I'm not exactly sure what anyone can/should do about this other than to address the larger economic inequities that create this situation.

quote:
Originally posted by sabine:
So, as much as I enjoy watching the Olympics, I know that the feel-good stories about people who trained on hard clay tracks or swam in small pools all by themselves or were coaches for free by a family member are few and far between.

Most international competitors are people whose talent is backed by other people's money: recognized by endorsement contracts or families willing to put all their resources into one person's dream.
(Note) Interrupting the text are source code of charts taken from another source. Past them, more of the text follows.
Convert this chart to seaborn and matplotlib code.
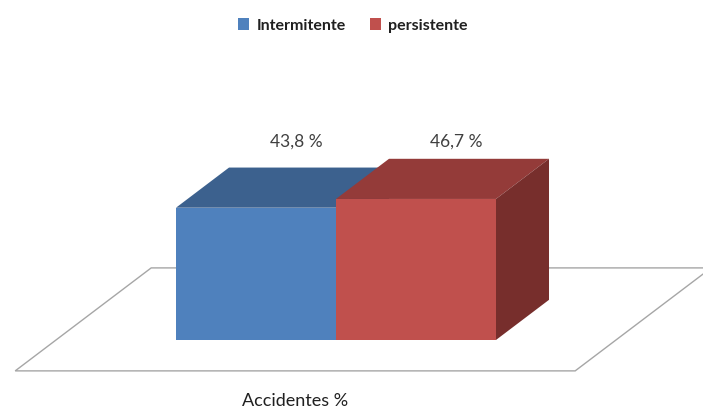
import matplotlib
matplotlib.use("Agg")
import matplotlib.pyplot as plt
from matplotlib.patches import Polygon, Rectangle
import seaborn as sns

series = ["Intermitente", "persistente"]
values = [43.8, 46.7]
value_labels = ["43,8 %", "46,7 %"]
category = "Accidentes %"

front_colors = ["#4F81BD", "#C0504D"]
top_colors = ["#3C618E", "#943B39"]
side_colors = ["#2F4D72", "#772E2C"]

sns.set_theme(style="white")
plt.rcParams["font.family"] = ["Lato", "DejaVu Sans"]

fig = plt.figure(figsize=(7.03, 4.09), dpi=100)
ax = fig.add_axes([0, 0, 1, 1])

sns.barplot(x=series, y=values, hue=series, palette=front_colors,
            width=1.0, saturation=1, edgecolor="none", linewidth=0,
            legend=False, ax=ax, zorder=3)

ax.set_xlim(-1.6, 2.794)
ax.set_ylim(-22.85, 112.58)
ax.axis("off")

# oblique projection of the depth axis (data units)
floor_depth = (0.85, 34.1)
bar_front = 0.3   # bars occupy the middle of the floor's depth
bar_back = 0.69
ddx = floor_depth[0] * (bar_back - bar_front)
ddy = floor_depth[1] * (bar_back - bar_front)

bars = sorted([p for p in ax.patches if p.get_height() > 0],
              key=lambda p: p.get_x())
left = min(b.get_x() for b in bars)
right = max(b.get_x() + b.get_width() for b in bars)
base = bars[0].get_y()

# floor plane
margin = 0.75
fx0 = left - margin - floor_depth[0] * bar_front
fx1 = right + margin - floor_depth[0] * bar_front
fy = base - floor_depth[1] * bar_front
floor = Polygon([(fx0, fy), (fx1, fy),
                 (fx1 + floor_depth[0], fy + floor_depth[1]),
                 (fx0 + floor_depth[0], fy + floor_depth[1])],
                closed=True, facecolor="white", edgecolor="#A6A6A6",
                linewidth=1.0, zorder=1)
ax.add_patch(floor)

for i, b in enumerate(bars):
    x0, w, h = b.get_x(), b.get_width(), b.get_height()
    y0 = b.get_y()
    top = Polygon([(x0, y0 + h), (x0 + w, y0 + h),
                   (x0 + w + ddx, y0 + h + ddy), (x0 + ddx, y0 + h + ddy)],
                  closed=True, facecolor=top_colors[i], edgecolor="none",
                  zorder=3 + i)
    side = Polygon([(x0 + w, y0), (x0 + w + ddx, y0 + ddy),
                    (x0 + w + ddx, y0 + h + ddy), (x0 + w, y0 + h)],
                   closed=True, facecolor=side_colors[i], edgecolor="none",
                   zorder=3 + i)
    ax.add_patch(top)
    ax.add_patch(side)
    b.set_zorder(3.5 + i)
    ax.text(x0 + w / 2 + 0.25, 65.6, value_labels[i], ha="center",
            va="center", fontsize=12.5, color="#404040", zorder=10)

# category label under the floor
ax.text((fx0 + fx1) / 2, fy - 10.0, category, ha="center", va="center",
        fontsize=13, color="#202020")

handles = [Rectangle((0, 0), 1, 1, facecolor=c, edgecolor="none")
           for c in front_colors]
ax.legend(handles, series, loc="upper center", bbox_to_anchor=(0.502, 0.99),
          ncol=2, frameon=False, handlelength=0.7, handleheight=0.7,
          handletextpad=0.45, columnspacing=1.5,
          prop={"size": 11.5, "weight": "bold"}, labelcolor="#202020")

fig.savefig("out.png", dpi=100, facecolor="white")
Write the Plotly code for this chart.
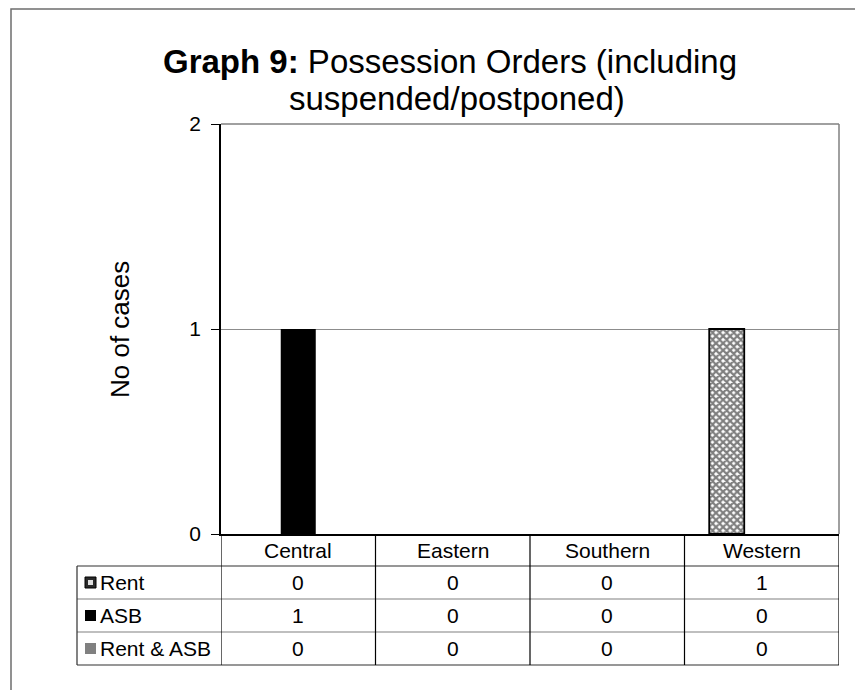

People competing at the international level are taking what is leisure activity for other people and making it their full-time job. Unless they're independently wealthy, everyone who wants to do this, whether their passion is music, art, mountain-climbing or basketball, has to find a way to fund it. If enough other people like what you do enough to buy your art or pay to watch you compete, then you lucked out. If not, well, that's just kind of the way it goes. I don't think we owe it to people to fund their Olympic dreams any more than we owe it to anyone else to fund their dreams.